Terry Hall talks of wanting to farm as far back as he can remember, something all of the Halls, oldest to youngest, seem to have in common. Growing up on the farm, of course he learned the ropes from a young age, just like the elder Halls and his own son. When we spoke about how he got involved business-wise, Terry reflected on growing rice back in the eighties, laughing that his grandfather—accustomed to farming cotton and maybe some soybeans—wanted no part of handling a rice crop when the idea was first proposed. When Terry joined the fray, he recognized their ground (about 350 acres or so) would suit rice well, and influenced the streamlining of the operation to rice, beans and corn. That enabled them to pare down and update the combine and tractors and set them on the path to the present, growing to the 6500+ acre operation they run today.
With Hanner joining the farm this past year, Terry is hopeful that he will bring a new perspective to the operation, just as he, himself, did after joining Hall Farms at the very same age.
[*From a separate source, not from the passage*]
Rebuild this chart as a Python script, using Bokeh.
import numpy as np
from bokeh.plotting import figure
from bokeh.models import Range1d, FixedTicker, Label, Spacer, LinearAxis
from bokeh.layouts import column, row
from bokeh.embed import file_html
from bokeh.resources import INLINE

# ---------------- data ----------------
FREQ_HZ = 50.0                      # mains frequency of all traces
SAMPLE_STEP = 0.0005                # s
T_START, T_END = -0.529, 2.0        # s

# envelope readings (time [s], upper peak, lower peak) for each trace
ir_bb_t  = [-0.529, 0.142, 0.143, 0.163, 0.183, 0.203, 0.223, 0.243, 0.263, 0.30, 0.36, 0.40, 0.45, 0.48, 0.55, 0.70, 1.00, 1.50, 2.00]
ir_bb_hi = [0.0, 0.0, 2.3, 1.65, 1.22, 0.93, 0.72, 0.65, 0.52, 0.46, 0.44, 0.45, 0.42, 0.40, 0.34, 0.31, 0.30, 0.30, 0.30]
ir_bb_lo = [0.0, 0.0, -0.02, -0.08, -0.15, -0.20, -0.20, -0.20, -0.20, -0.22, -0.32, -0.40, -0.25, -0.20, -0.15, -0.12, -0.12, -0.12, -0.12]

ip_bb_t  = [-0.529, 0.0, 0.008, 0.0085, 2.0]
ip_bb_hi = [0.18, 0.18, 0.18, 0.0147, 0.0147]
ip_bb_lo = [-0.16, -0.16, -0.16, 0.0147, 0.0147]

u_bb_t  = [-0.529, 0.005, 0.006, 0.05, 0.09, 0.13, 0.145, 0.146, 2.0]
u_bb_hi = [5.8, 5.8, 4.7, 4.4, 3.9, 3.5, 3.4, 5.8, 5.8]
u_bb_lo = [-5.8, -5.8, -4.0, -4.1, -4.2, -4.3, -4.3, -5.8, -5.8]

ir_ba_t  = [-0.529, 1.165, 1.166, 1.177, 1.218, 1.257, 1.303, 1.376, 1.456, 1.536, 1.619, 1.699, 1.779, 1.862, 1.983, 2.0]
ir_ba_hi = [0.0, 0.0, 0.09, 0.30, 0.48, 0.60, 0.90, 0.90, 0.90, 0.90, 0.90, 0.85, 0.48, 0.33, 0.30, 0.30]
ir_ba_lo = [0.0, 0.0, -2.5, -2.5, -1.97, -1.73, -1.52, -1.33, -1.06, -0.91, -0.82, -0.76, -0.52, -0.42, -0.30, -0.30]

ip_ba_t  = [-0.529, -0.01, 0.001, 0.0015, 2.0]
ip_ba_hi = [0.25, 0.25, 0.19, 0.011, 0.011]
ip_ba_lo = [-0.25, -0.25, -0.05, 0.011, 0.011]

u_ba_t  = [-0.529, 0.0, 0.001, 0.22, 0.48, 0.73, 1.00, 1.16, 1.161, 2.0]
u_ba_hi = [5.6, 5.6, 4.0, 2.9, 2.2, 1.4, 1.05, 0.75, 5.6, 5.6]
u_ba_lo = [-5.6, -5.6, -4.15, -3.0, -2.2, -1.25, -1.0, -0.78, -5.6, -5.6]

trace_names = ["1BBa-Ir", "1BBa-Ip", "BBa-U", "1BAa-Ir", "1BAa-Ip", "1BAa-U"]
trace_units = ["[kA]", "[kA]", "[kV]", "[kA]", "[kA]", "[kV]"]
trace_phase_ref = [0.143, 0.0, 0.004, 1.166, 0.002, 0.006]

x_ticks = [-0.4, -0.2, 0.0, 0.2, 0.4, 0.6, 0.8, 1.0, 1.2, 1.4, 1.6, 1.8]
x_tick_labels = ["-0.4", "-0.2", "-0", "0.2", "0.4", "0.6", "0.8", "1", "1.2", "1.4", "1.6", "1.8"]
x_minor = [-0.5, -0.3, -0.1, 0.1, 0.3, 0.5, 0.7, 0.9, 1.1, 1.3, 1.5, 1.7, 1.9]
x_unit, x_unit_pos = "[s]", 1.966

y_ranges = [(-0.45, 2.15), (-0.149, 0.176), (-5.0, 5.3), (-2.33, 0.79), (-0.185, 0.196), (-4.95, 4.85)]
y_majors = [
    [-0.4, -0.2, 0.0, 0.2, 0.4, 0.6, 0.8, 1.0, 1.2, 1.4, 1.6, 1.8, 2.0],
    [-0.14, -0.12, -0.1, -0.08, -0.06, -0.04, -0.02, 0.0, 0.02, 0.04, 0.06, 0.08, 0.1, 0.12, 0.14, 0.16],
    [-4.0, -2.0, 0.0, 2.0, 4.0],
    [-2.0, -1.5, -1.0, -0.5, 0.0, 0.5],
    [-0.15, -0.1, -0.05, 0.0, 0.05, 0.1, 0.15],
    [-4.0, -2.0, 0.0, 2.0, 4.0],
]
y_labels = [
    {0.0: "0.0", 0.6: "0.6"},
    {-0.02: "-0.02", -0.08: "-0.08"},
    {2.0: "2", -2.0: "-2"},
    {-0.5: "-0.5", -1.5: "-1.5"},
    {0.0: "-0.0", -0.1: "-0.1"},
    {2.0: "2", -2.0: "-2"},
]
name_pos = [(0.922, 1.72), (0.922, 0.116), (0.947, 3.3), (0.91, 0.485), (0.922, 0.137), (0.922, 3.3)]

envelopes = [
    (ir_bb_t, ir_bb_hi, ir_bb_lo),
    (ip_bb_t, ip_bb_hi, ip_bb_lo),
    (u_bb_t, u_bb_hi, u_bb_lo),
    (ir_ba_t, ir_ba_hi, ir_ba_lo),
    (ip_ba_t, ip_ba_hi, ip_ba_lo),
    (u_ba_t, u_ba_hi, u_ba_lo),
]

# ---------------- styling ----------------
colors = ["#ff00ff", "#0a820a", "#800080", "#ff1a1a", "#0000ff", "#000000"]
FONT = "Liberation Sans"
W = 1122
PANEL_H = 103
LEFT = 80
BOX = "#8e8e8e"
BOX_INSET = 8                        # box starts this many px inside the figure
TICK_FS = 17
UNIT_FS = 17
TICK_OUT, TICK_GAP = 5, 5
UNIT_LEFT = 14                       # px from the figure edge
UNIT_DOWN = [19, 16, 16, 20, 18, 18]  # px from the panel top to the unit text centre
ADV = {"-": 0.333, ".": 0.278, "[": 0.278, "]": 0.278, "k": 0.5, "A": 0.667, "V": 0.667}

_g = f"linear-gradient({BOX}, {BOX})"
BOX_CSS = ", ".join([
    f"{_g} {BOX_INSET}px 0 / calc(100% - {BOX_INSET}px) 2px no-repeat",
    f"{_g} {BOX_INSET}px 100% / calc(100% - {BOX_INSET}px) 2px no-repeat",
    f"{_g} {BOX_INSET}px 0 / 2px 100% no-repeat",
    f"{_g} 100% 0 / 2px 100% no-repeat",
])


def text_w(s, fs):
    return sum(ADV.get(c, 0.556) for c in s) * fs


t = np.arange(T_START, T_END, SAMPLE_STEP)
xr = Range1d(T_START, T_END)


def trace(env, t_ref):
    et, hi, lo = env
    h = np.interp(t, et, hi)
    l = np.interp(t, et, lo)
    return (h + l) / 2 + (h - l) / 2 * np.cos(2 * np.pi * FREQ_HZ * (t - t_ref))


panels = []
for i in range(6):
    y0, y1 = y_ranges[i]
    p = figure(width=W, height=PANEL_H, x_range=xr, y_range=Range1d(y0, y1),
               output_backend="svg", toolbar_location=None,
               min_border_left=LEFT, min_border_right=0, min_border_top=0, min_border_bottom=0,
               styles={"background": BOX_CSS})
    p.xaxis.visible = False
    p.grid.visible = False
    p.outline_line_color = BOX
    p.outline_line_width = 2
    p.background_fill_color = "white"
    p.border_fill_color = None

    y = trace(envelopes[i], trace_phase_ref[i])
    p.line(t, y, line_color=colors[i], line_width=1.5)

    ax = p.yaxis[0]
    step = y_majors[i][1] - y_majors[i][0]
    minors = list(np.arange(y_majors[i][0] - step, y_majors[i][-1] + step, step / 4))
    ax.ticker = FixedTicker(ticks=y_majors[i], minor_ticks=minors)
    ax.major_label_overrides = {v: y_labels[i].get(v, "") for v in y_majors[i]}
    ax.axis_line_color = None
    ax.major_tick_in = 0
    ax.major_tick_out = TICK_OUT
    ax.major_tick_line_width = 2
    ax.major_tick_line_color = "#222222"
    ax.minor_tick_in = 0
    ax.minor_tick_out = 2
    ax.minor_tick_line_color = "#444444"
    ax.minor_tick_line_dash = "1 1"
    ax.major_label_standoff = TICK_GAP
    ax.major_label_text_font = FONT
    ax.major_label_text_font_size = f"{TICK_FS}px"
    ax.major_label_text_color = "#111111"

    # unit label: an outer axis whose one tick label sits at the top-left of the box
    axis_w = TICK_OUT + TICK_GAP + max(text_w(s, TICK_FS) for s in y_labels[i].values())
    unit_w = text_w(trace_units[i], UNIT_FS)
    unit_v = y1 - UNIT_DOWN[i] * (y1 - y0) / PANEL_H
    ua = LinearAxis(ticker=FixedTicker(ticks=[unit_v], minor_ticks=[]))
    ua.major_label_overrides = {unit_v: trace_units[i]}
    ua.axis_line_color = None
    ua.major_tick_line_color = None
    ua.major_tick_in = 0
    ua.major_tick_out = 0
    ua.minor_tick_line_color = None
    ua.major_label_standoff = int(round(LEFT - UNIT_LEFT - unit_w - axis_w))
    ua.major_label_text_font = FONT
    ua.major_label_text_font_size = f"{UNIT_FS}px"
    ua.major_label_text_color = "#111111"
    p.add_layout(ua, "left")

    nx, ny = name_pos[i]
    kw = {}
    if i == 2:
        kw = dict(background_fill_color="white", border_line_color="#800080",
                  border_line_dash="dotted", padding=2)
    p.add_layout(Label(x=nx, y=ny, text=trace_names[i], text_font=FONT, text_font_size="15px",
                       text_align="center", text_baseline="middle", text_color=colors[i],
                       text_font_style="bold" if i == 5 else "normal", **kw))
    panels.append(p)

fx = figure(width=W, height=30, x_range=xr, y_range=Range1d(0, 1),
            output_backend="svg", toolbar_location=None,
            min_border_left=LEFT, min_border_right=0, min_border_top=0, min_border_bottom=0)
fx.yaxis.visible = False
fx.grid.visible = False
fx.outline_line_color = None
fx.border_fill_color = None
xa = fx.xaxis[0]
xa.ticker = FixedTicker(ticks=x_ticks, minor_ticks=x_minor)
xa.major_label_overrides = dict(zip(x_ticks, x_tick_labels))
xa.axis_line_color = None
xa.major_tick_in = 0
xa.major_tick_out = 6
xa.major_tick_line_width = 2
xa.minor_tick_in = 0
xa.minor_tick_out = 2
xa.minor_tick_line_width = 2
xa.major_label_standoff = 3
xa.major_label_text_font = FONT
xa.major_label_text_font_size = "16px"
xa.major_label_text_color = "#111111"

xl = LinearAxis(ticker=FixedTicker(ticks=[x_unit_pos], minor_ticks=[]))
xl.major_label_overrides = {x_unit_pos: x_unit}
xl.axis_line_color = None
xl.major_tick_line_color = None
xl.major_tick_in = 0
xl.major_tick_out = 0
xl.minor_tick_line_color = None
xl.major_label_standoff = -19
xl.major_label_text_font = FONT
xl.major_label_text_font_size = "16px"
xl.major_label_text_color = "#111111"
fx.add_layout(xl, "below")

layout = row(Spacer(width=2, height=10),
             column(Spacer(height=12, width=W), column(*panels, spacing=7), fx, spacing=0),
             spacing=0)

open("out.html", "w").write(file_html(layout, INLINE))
Agriculture is evolving at a rapid pace, with new technologies availing themselves at every turn. By embracing the skill set of each new generation, farms can keep pace with smart use of innovations to meet the many challenges they face.
When it comes to the Halls’ relationship with Farm Credit, that too goes back a good long way. Terry mentions the family has never turned to any other institution to seek financing because “Farm Credit has stuck with us all the way.” When asked to elaborate, Terry explains the many reasons Farm Credit has been a great fit for his family.
“First and foremost, they’ll listen to you,” he says. “And they know farming.” So, when we propose our plans, the folks on the Farm Credit side of things look past the obvious, and understand where we’re coming from, he adds.
“The best thing about our relationship with Farm Credit is that it’s not just the Farm Credit name standing behind us,” he says. “It’s the Christy Case, Becky Street, Robin and Tera, all of the people up at Farm Credit that make it so easy (to do business there.)”
According to Terry, maybe the second-best thing about Farm Credit is the patronage program. Because Farm Credit is a cooperative, the Association returns a portion of its profits to its Members each year.
“Patronage is a big deal,” Terry notes. “It comes at a great time of the year. When you consider their interest rates are competitive, if not lower, than add that patronage, it’s just huge. That patronage check adds up, and adds up quick.”
Together the Hall family resides along that gravel road forged by the Halls’ grandfather all those years ago in Needham, Arkansas, with three separate houses set on about 40 acres. Living and working together, they are the very definition of family farming. And, as Russell notes, his own father, who the family lost in 1998, would be “proud of what’s here today.”